**Stored records**:
+===+
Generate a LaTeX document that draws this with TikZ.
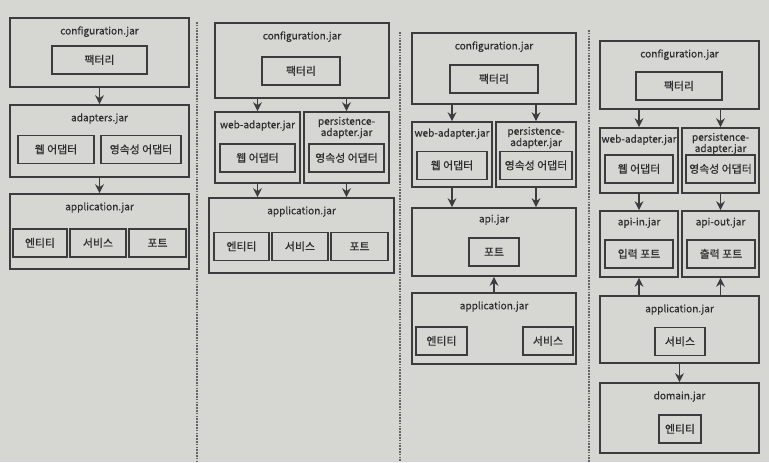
\documentclass[tikz,border=0pt]{standalone}
\usepackage{fontspec}
\usepackage{tikz}
\usetikzlibrary{arrows.meta, positioning, calc, fit}
\setmainfont{Noto Sans CJK KR}[FakeBold=0.5]
\definecolor{paper}{HTML}{D6D6D3}
\definecolor{boxline}{HTML}{3C3C3C}
\definecolor{inkgray}{HTML}{2E2E2E}

\begin{document}
\begin{tikzpicture}[
    x=0.03cm, y=-0.03cm,
    font=\fontsize{8.6}{9.6}\selectfont,
    jarbox/.style={rectangle, draw=boxline, line width=1.6pt, inner sep=0pt},
    partbox/.style={rectangle, draw=boxline, line width=1.6pt, inner sep=0pt, text=inkgray, font=\fontsize{9.3}{10}\selectfont, text height=7.9pt, text depth=1.2pt, minimum height=0.84cm},
    jarname/.style={inner sep=0pt, align=center, text=inkgray},
    arrow/.style={-{Stealth[length=7.5pt, width=7.5pt]}, line width=1.6pt, boxline},
    divider/.style={boxline!80, line width=0.9pt, dash pattern=on 1.4pt off 1pt}
]

\fill[paper] (0,0) rectangle (769,462);
\useasboundingbox (0,0) rectangle (769,462);

% Dividers
\draw[divider] (197,22) -- (197,462);
\draw[divider] (400,32) -- (400,462);
\draw[divider] (589,30) -- (589,462);

% Column 1
\node[jarbox, fit={(10,18) (189,87)}] (conf1) {};
\node[jarname, below=0.27cm of conf1.north] (conf1name) {configuration.jar};
\node[fit={(52,47) (147,73)}, partbox] (fac1) {팩터리};
\node[jarbox, fit={(10,105) (189,177)}] (adp1) {};
\node[jarname, below=0.27cm of adp1.north] (adp1name) {adapters.jar};
\node[fit={(18,135) (94,164)}, partbox] (web1) {웹 어댑터};
\node[fit={(101,135) (181,164)}, partbox] (per1) {영속성 어댑터};
\node[jarbox, fit={(10,194) (189,269)}] (app1) {};
\node[jarname, below=0.27cm of app1.north] (app1name) {application.jar};
\node[fit={(13,228) (67,258)}, partbox] (ent1) {엔티티};
\node[fit={(70,228) (126,258)}, partbox] (svc1) {서비스};
\node[fit={(129,228) (186,258)}, partbox] (prt1) {포트};

\draw[arrow] (conf1.south) -- (adp1.north);
\draw[arrow] (adp1.south) -- (app1.north);

% Column 2
\node[jarbox, fit={(215,23) (389,98)}] (conf2) {};
\node[jarname, below=0.27cm of conf2.north] (conf2name) {configuration.jar};
\node[fit={(262,55) (340,87)}, partbox] (fac2) {팩터리};
\node[jarbox, fit={(215,112) (300,183)}] (web2) {};
\node[jarname, below=0.27cm of web2.north] (web2name) {web-adapter.jar};
\node[fit={(220,144) (295,172)}, partbox] (wad2) {웹 어댑터};
\node[jarbox, fit={(304,112) (389,183)}] (per2) {};
\node[jarname, below=0.17cm of per2.north] (per2name) {persistence-\\adapter.jar};
\node[fit={(309,144) (384,172)}, partbox] (pad2) {영속성 어댑터};
\node[jarbox, fit={(209,198) (394,273)}] (app2) {};
\node[jarname, below=0.27cm of app2.north] (app2name) {application.jar};
\node[fit={(214,232) (269,261)}, partbox] (ent2) {엔티티};
\node[fit={(272,232) (328,261)}, partbox] (svc2) {서비스};
\node[fit={(331,232) (388,261)}, partbox] (prt2) {포트};

\draw[arrow] (conf2.south -| web2) -- (web2.north);
\draw[arrow] (conf2.south -| per2) -- (per2.north);
\draw[arrow] (web2.south) -- (web2.south |- app2.north);
\draw[arrow] (per2.south) -- (per2.south |- app2.north);

% Column 3
\node[jarbox, fit={(412,33) (576,104)}] (conf3) {};
\node[jarname, below=0.27cm of conf3.north] (conf3name) {configuration.jar};
\node[fit={(450,65) (538,93)}, partbox] (fac3) {팩터리};
\node[jarbox, fit={(412,122) (492,187)}] (web3) {};
\node[jarname, below=0.22cm of web3.north] (web3name) {web-adapter.jar};
\node[fit={(417,152) (487,179)}, partbox] (wad3) {웹 어댑터};
\node[jarbox, fit={(496,122) (576,187)}] (per3) {};
\node[jarname, below=0.17cm of per3.north] (per3name) {persistence-\\adapter.jar};
\node[fit={(500,152) (572,179)}, partbox] (pad3) {영속성 어댑터};
\node[jarbox, fit={(412,208) (576,276)}] (api3) {};
\node[jarname, below=0.22cm of api3.north] (api3name) {api.jar};
\node[fit={(469,238) (519,266)}, partbox] (prt3) {포트};
\node[jarbox, fit={(412,293) (576,364)}] (app3) {};
\node[jarname, below=0.27cm of app3.north] (app3name) {application.jar};
\node[fit={(416,326) (467,356)}, partbox] (ent3) {엔티티};
\node[fit={(523,326) (573,356)}, partbox] (svc3) {서비스};

\draw[arrow] (conf3.south -| web3) -- (web3.north);
\draw[arrow] (conf3.south -| per3) -- (per3.north);
\draw[arrow] (web3.south) -- (web3.south |- api3.north);
\draw[arrow] (per3.south) -- (per3.south |- api3.north);
\draw[arrow] (app3.north) -- (api3.south);

% Column 4
\node[jarbox, fit={(600,41) (759,109)}] (conf4) {};
\node[jarname, below=0.27cm of conf4.north] (conf4name) {configuration.jar};
\node[fit={(636,73) (722,99)}, partbox] (fac4) {팩터리};
\node[jarbox, fit={(600,128) (678,193)}] (web4) {};
\node[jarname, below=0.22cm of web4.north] (web4name) {web-adapter.jar};
\node[fit={(605,155) (673,183)}, partbox] (wad4) {웹 어댑터};
\node[jarbox, fit={(682,128) (759,193)}] (per4) {};
\node[jarname, below=0.17cm of per4.north] (per4name) {persistence-\\adapter.jar};
\node[fit={(686,155) (755,183)}, partbox] (pad4) {영속성 어댑터};
\node[jarbox, fit={(600,211) (678,277)}] (apiin4) {};
\node[jarname, below=0.22cm of apiin4.north] (apiin4name) {api-in.jar};
\node[fit={(605,240) (673,268)}, partbox] (inp4) {입력 포트};
\node[jarbox, fit={(682,211) (759,277)}] (apiout4) {};
\node[jarname, below=0.22cm of apiout4.north] (apiout4name) {api-out.jar};
\node[fit={(687,240) (755,268)}, partbox] (outp4) {출력 포트};
\node[jarbox, fit={(600,296) (759,363)}] (app4) {};
\node[jarname, below=0.27cm of app4.north] (app4name) {application.jar};
\node[fit={(655,328) (705,355)}, partbox] (svc4) {서비스};
\node[jarbox, fit={(600,383) (759,453)}] (dom4) {};
\node[jarname, below=0.27cm of dom4.north] (dom4name) {domain.jar};
\node[fit={(659,415) (701,443)}, partbox] (ent4) {엔티티};

\draw[arrow] (conf4.south -| web4) -- (web4.north);
\draw[arrow] (conf4.south -| per4) -- (per4.north);
\draw[arrow] (web4.south) -- (apiin4.north);
\draw[arrow] (per4.south) -- (apiout4.north);
\draw[arrow] (app4.north -| apiin4) -- (apiin4.south);
\draw[arrow] (app4.north -| apiout4) -- (apiout4.south);
\draw[arrow] (app4.south) -- (dom4.north);

\end{tikzpicture}
\end{document}
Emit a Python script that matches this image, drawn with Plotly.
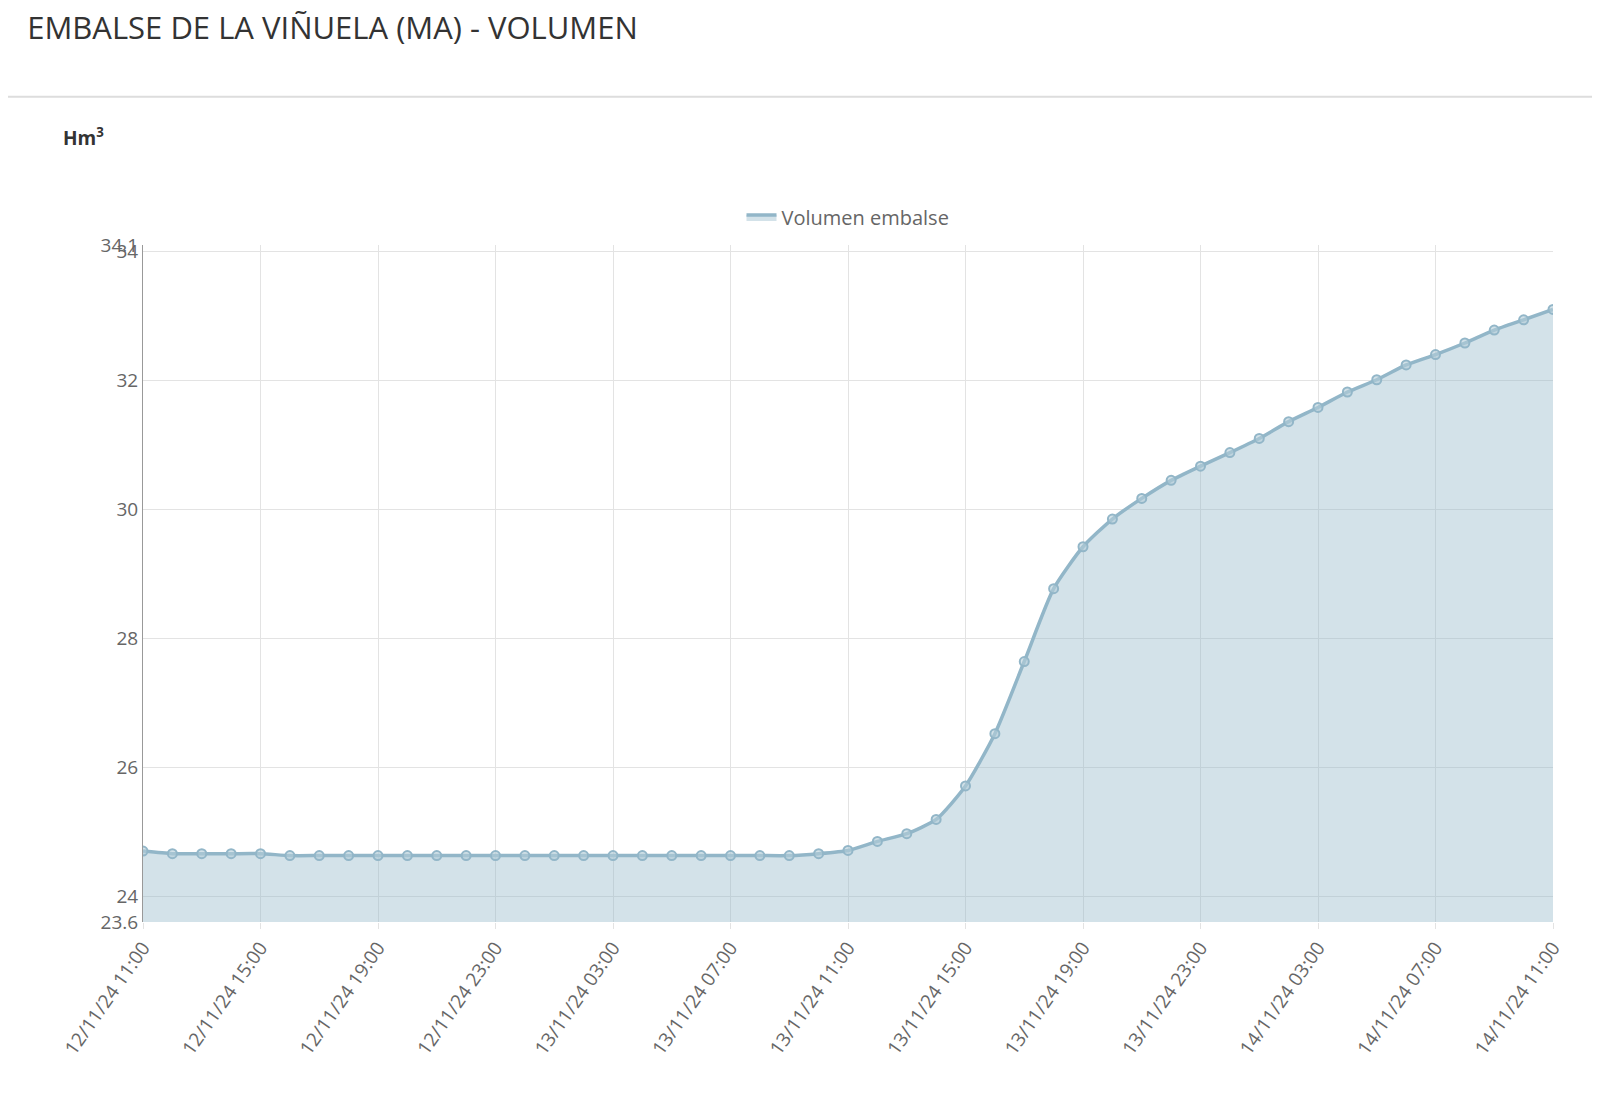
import plotly.graph_objects as go

labels = [f"{d}/11/24 {h:02d}:00" for d, h in
          [(12 + (11 + i) // 24, (11 + i) % 24) for i in range(49)]]
values = [24.70, 24.66, 24.66, 24.66, 24.66, 24.63, 24.63, 24.63, 24.63, 24.63,
          24.63, 24.63, 24.63, 24.63, 24.63, 24.63, 24.63, 24.63, 24.63, 24.63,
          24.63, 24.63, 24.63, 24.66, 24.71, 24.85, 24.97, 25.19, 25.71, 26.52,
          27.64, 28.77, 29.42, 29.85, 30.17, 30.45, 30.67, 30.88, 31.10, 31.36,
          31.58, 31.82, 32.01, 32.24, 32.40, 32.58, 32.78, 32.94, 33.10]
ytick_vals = [23.6, 24, 26, 28, 30, 32, 34, 34.1]
tick_labels = labels[::4]

fig = go.Figure()
fig.add_trace(go.Scatter(
    x=labels, y=values, mode="lines+markers", name="Volumen embalse", showlegend=False,
    line=dict(color="#92b6c8", width=3.5, shape="spline", smoothing=0.6),
    marker=dict(size=9, color="rgba(180,205,217,0.6)", line=dict(color="#92b6c8", width=2)),
    fill="tozeroy", fillcolor="rgba(146,182,200,0.4)"))
fig.add_trace(go.Scatter(
    x=[None], y=[None], mode="lines", name="Volumen embalse", fill="toself",
    line=dict(color="#92b6c8", width=3.5), fillcolor="rgba(146,182,200,0.4)"))

fig.update_layout(
    width=1600, height=1097, paper_bgcolor="white", plot_bgcolor="white",
    margin=dict(l=135, r=55, t=237, b=183),
    font=dict(family="Open Sans, Arial", size=19, color="#666"),
    title=dict(text="EMBALSE DE LA VIÑUELA (MA) - VOLUMEN", x=0.012, xanchor="left",
               y=0.982, yanchor="middle", yref="container",
               font=dict(size=31, color="#333", family="Open Sans, Arial")),
    showlegend=True,
    legend=dict(orientation="h", x=0.5, xanchor="center", y=1.07, yanchor="top",
                font=dict(size=20, color="#666")),
    xaxis=dict(tickmode="array", tickvals=tick_labels, ticktext=tick_labels,
               tickangle=-55, showgrid=True, gridcolor="#e3e3e3",
               showline=False, ticks="outside", ticklen=6, tickcolor="#e3e3e3",
               range=[0, 48]),
    yaxis=dict(range=[23.6, 34.1], tickvals=ytick_vals, showgrid=True,
               gridcolor="#e3e3e3", showline=True, linecolor="#999",
               zeroline=False, ticks="", ticksuffix="  "),
)
fig.add_annotation(text="<b>Hm<sup>3</sup></b>", xref="paper", yref="paper",
                   x=-0.058, y=1.16, xanchor="left", yanchor="middle", showarrow=False,
                   font=dict(size=19, color="#333"))
fig.add_shape(type="line", xref="paper", yref="paper", x0=-0.1, x1=1.1, y0=1.219, y1=1.219,
              line=dict(color="#ddd", width=2))
fig.write_html("out.html")
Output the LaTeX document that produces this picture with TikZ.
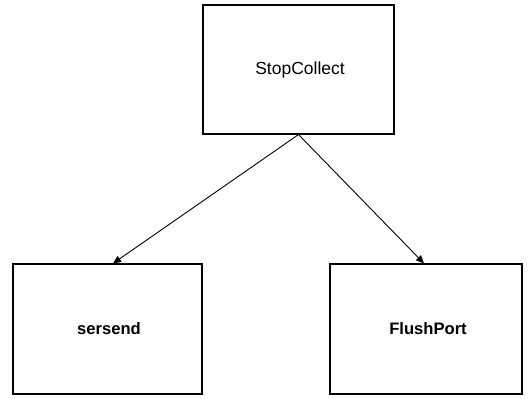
\documentclass[tikz,border=0pt]{standalone}
\usepackage{fontspec}
\setmainfont{Liberation Sans}
\usetikzlibrary{arrows.meta}
\begin{document}
\begin{tikzpicture}[x=1pt,y=-1pt,
  box/.style={draw=black, line width=1.1pt, minimum width=#1, inner sep=0pt, rectangle},
  conn/.style={draw=black, line width=0.9pt, -{Triangle[length=8pt,width=7pt]}}]
\useasboundingbox[fill=white] (0,0) rectangle (528,399);
\node[box=191pt, minimum height=129pt] (top) at (298.5,69.5) {};
\node[font=\fontsize{17.5}{20}\selectfont] (toplabel) at (300,70) {StopCollect};
\node[box=189pt, minimum height=130pt] (left) at (107.5,329) {};
\node[font=\bfseries\fontsize{16.6}{20}\selectfont] (leftlabel) at (109,329) {sersend};
\node[box=192pt, minimum height=130pt] (right) at (426,329) {};
\node[font=\bfseries\fontsize{16.6}{20}\selectfont] (rightlabel) at (428,329) {FlushPort};
\draw[conn] (top.south) -- ([xshift=5.5pt]left.north);
\draw[conn] (top.south) -- ([xshift=-2pt]right.north);
\end{tikzpicture}
\end{document}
+===+
**Short task**:
Leave the pictures out, then copy word for word only the lines from the one containing "Emit a Python" through the one containing "tick_labels = labels[::4]", both included.

**Result for this exercise**:
Emit a Python script that matches this image, drawn with Plotly.
import plotly.graph_objects as go

labels = [f"{d}/11/24 {h:02d}:00" for d, h in
          [(12 + (11 + i) // 24, (11 + i) % 24) for i in range(49)]]
values = [24.70, 24.66, 24.66, 24.66, 24.66, 24.63, 24.63, 24.63, 24.63, 24.63,
          24.63, 24.63, 24.63, 24.63, 24.63, 24.63, 24.63, 24.63, 24.63, 24.63,
          24.63, 24.63, 24.63, 24.66, 24.71, 24.85, 24.97, 25.19, 25.71, 26.52,
          27.64, 28.77, 29.42, 29.85, 30.17, 30.45, 30.67, 30.88, 31.10, 31.36,
          31.58, 31.82, 32.01, 32.24, 32.40, 32.58, 32.78, 32.94, 33.10]
ytick_vals = [23.6, 24, 26, 28, 30, 32, 34, 34.1]
tick_labels = labels[::4]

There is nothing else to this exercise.